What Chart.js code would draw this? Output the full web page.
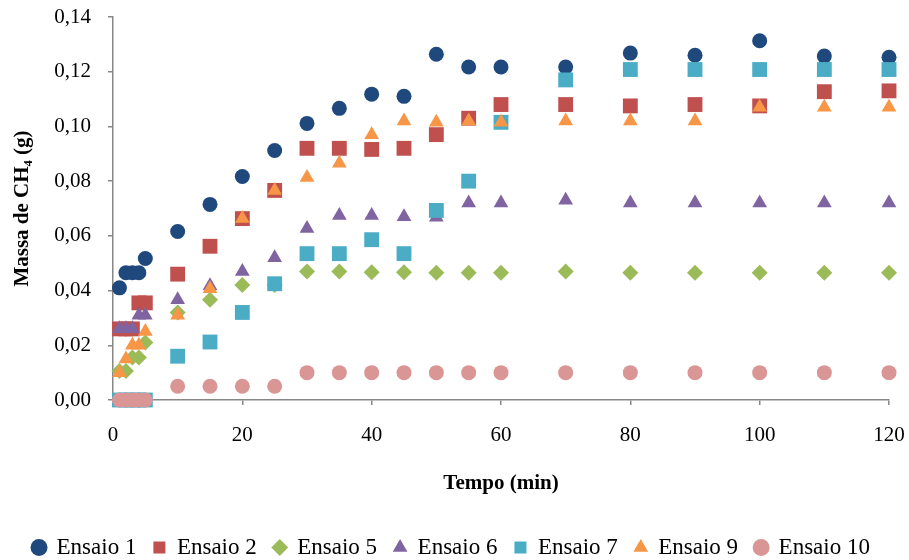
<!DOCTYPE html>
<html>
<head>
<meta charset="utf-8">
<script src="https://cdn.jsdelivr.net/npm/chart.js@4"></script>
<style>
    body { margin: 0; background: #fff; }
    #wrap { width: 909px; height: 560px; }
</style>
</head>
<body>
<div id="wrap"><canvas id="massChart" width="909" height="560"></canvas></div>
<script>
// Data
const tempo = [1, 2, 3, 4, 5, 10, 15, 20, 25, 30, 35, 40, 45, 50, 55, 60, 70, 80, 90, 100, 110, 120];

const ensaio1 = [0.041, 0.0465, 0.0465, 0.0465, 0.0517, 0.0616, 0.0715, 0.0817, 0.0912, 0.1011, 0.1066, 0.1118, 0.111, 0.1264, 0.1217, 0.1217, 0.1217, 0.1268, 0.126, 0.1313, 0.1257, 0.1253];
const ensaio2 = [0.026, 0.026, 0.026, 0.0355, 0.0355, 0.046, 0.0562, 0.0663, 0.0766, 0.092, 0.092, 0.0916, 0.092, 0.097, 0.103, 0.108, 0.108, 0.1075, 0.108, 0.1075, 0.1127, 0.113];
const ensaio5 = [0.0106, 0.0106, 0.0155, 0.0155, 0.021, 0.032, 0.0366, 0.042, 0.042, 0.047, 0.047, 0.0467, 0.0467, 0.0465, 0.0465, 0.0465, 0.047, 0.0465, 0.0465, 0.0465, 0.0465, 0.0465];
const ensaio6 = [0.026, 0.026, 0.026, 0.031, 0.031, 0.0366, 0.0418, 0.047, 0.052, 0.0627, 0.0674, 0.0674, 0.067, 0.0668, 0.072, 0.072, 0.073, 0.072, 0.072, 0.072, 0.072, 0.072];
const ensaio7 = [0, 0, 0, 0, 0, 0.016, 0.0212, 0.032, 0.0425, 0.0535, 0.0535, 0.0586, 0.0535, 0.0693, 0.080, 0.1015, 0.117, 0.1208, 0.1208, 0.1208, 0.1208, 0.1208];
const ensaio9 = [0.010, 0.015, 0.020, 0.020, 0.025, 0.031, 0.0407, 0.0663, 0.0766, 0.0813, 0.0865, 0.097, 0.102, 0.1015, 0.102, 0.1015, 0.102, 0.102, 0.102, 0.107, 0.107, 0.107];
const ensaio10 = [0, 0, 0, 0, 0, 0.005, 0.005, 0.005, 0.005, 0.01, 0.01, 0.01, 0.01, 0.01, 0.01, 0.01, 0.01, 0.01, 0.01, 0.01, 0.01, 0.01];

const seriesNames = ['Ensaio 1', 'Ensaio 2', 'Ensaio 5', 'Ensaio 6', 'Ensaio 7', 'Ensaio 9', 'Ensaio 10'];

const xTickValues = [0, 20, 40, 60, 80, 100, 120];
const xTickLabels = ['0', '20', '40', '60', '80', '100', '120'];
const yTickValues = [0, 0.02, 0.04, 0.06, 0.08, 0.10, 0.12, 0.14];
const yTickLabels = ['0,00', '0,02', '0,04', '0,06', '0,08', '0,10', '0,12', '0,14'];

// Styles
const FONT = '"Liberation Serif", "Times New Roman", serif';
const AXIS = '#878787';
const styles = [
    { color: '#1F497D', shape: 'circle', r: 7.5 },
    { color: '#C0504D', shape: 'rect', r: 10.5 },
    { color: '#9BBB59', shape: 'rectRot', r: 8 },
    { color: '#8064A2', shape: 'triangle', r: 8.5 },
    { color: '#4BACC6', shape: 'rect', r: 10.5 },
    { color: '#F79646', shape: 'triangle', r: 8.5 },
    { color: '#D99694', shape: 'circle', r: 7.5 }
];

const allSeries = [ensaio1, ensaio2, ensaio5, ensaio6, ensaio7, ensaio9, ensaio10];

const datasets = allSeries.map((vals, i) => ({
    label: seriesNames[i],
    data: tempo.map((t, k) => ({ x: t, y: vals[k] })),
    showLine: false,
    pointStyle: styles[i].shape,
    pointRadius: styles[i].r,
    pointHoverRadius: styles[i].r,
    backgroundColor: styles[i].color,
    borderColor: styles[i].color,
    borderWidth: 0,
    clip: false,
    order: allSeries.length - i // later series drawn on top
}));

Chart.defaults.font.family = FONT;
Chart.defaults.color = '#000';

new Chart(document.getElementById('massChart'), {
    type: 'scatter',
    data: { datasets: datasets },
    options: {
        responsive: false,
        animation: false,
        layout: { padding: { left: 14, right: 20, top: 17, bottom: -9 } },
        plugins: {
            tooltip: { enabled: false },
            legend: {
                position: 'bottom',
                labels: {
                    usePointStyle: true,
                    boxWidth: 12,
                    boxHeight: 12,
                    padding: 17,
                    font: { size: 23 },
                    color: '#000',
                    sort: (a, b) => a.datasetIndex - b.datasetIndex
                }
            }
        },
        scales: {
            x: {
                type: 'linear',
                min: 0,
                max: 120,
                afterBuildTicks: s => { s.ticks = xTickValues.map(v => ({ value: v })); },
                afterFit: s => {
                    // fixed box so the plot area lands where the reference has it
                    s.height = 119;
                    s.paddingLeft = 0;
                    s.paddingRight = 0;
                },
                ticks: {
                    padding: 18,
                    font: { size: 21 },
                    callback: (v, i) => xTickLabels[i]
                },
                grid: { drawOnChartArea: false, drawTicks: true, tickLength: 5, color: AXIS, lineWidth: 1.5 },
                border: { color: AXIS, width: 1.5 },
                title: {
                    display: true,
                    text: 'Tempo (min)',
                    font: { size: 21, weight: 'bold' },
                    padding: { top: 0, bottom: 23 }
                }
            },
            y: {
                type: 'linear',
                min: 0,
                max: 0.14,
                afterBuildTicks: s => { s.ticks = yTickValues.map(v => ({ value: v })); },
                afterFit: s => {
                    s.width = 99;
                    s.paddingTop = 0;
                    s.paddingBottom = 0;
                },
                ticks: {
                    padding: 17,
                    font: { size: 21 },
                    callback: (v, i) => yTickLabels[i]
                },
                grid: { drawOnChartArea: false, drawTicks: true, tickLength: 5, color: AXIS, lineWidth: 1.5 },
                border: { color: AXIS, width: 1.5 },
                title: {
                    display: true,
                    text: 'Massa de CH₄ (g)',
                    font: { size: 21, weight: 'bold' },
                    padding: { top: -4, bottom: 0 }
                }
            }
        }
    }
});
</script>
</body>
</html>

==

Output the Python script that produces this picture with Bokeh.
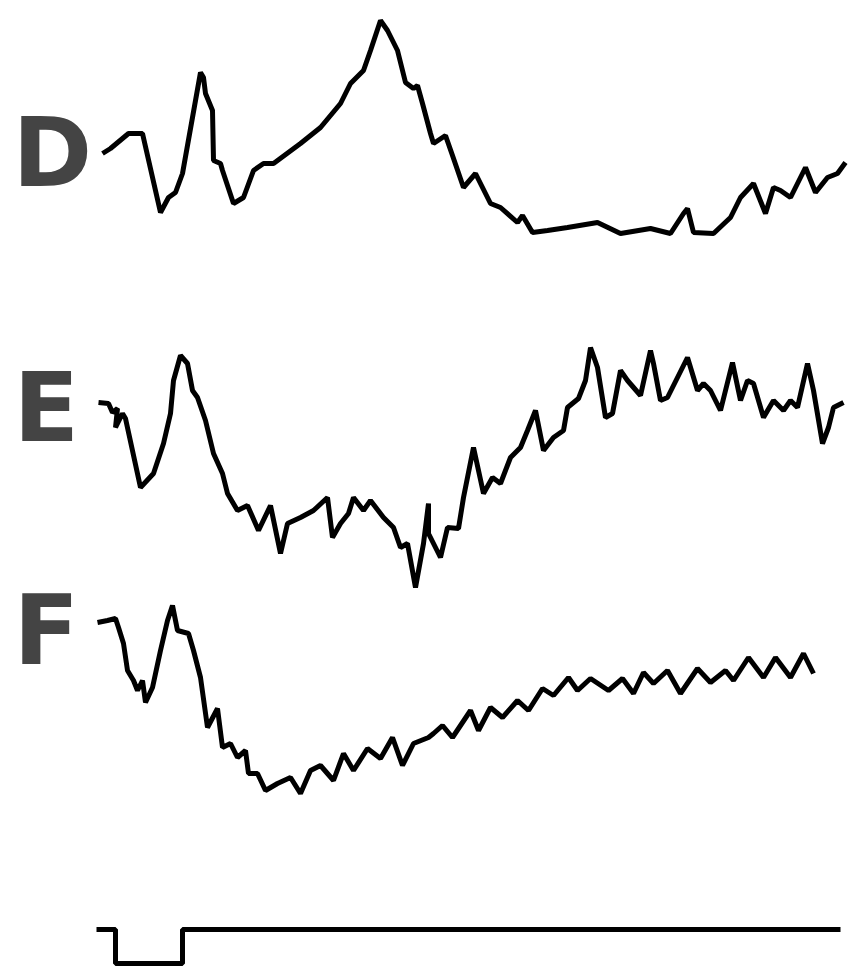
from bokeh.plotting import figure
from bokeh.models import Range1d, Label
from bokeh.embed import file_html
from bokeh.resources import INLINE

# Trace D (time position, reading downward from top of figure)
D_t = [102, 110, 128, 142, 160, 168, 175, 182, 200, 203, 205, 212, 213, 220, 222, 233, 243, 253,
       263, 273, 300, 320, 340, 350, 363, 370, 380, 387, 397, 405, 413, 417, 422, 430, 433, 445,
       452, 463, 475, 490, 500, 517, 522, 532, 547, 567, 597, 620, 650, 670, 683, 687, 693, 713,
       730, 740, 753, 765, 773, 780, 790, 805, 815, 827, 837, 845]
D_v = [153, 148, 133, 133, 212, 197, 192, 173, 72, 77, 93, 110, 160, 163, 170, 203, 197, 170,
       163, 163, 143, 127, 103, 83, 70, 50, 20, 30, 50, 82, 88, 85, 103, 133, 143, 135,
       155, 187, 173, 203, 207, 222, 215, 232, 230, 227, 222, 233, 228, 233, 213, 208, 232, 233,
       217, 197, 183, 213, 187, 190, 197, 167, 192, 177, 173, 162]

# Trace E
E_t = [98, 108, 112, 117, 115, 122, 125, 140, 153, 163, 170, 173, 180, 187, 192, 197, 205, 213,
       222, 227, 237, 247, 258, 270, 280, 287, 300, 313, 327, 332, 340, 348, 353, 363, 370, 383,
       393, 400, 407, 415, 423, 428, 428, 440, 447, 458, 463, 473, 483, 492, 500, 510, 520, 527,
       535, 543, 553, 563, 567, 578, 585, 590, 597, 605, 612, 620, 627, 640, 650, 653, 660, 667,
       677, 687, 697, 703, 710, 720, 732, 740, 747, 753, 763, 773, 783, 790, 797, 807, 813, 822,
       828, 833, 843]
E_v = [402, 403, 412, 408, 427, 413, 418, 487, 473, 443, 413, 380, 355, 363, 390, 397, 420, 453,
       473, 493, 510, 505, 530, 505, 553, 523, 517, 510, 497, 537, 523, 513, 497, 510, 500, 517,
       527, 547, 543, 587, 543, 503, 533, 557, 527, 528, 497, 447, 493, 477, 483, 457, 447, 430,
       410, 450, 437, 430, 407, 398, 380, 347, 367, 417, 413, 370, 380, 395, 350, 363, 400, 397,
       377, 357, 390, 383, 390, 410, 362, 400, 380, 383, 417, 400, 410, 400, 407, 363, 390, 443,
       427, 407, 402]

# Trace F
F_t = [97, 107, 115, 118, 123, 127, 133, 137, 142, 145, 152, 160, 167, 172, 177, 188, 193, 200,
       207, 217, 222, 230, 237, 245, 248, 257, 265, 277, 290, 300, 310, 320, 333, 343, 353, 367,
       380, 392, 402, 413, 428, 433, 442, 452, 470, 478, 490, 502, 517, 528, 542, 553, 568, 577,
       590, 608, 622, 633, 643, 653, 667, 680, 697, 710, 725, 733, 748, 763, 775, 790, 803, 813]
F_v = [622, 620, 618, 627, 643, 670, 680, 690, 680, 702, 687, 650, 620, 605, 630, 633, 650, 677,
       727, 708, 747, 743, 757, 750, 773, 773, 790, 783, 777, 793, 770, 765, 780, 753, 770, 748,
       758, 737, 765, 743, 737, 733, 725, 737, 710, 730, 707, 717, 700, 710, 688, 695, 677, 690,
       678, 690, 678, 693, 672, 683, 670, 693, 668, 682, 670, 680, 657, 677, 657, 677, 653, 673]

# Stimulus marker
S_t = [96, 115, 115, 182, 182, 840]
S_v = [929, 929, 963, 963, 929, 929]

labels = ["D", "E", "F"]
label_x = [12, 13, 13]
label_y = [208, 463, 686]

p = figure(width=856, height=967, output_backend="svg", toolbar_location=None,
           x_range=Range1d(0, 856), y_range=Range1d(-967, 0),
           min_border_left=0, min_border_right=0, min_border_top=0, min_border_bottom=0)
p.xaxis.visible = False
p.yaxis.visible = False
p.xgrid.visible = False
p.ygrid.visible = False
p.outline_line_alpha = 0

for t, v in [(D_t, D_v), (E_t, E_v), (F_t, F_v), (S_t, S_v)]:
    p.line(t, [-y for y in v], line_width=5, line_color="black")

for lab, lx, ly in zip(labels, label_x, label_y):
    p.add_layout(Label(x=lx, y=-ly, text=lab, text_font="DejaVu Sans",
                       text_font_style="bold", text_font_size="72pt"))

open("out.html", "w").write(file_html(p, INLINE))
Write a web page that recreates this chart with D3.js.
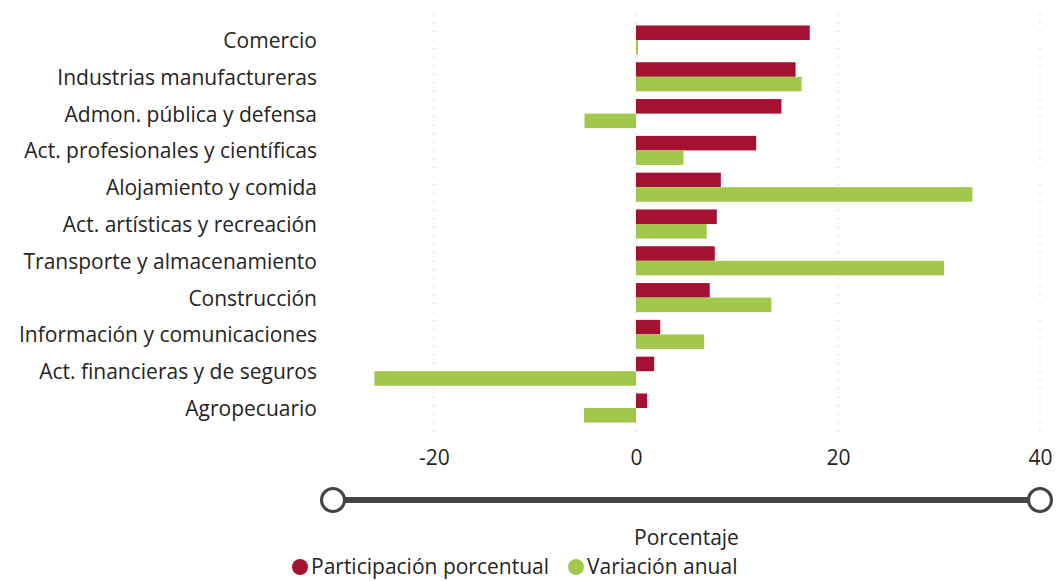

--

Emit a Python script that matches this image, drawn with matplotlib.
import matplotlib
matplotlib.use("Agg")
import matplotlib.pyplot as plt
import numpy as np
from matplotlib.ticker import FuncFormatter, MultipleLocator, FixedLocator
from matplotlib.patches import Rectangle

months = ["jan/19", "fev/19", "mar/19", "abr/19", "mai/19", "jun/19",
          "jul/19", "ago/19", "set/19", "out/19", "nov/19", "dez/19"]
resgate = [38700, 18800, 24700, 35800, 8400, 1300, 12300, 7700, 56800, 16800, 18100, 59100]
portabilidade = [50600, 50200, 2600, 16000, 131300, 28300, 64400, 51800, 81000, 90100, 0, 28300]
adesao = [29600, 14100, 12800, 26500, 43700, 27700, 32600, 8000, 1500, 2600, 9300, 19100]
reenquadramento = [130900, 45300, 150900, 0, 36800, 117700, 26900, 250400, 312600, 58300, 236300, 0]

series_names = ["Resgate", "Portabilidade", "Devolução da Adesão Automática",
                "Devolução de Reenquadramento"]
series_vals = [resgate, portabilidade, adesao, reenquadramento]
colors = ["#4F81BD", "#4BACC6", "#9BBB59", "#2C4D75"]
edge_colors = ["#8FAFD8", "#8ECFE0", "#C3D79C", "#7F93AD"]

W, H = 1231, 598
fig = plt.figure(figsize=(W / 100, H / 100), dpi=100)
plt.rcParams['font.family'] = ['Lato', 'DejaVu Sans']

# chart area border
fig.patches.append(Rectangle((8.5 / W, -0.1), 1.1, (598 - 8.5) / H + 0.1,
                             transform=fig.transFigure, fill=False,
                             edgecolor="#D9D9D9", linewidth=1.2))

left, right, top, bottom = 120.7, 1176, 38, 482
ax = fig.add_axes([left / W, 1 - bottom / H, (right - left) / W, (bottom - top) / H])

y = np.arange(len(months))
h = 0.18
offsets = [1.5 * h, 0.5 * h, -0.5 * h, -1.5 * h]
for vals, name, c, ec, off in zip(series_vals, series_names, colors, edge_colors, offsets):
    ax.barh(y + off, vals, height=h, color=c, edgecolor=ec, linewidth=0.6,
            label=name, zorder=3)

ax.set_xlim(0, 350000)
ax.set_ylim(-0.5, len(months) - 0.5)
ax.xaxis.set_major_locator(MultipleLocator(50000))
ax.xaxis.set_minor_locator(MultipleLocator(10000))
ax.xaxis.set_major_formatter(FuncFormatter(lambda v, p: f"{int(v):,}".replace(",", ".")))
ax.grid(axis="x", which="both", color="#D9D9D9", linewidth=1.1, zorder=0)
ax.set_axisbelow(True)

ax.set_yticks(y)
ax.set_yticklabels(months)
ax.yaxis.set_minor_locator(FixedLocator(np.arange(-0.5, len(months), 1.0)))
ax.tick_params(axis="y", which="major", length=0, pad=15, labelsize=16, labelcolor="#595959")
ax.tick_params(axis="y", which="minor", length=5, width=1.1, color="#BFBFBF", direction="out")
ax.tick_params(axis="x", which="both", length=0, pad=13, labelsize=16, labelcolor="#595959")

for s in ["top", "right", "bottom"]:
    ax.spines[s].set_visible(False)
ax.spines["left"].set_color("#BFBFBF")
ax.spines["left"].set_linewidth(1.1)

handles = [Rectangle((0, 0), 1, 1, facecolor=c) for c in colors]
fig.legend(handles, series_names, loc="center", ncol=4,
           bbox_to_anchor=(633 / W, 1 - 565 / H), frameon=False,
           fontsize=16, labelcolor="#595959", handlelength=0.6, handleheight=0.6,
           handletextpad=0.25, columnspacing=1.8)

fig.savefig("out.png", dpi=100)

• [WHAT IS REQUIRED] Print exactly the lines from the line containing "What Chart.js code" through the line containing "100, 110, 120];", and omit any picture found among them.

• [EXPECTED ANSWER]
What Chart.js code would draw this? Output the full web page.
<!DOCTYPE html>
<html>
<head>
<meta charset="utf-8">
<script src="https://cdn.jsdelivr.net/npm/chart.js@4"></script>
<style>
    body { margin: 0; background: #fff; }
    #wrap { width: 909px; height: 560px; }
</style>
</head>
<body>
<div id="wrap"><canvas id="massChart" width="909" height="560"></canvas></div>
<script>
// Data
const tempo = [1, 2, 3, 4, 5, 10, 15, 20, 25, 30, 35, 40, 45, 50, 55, 60, 70, 80, 90, 100, 110, 120];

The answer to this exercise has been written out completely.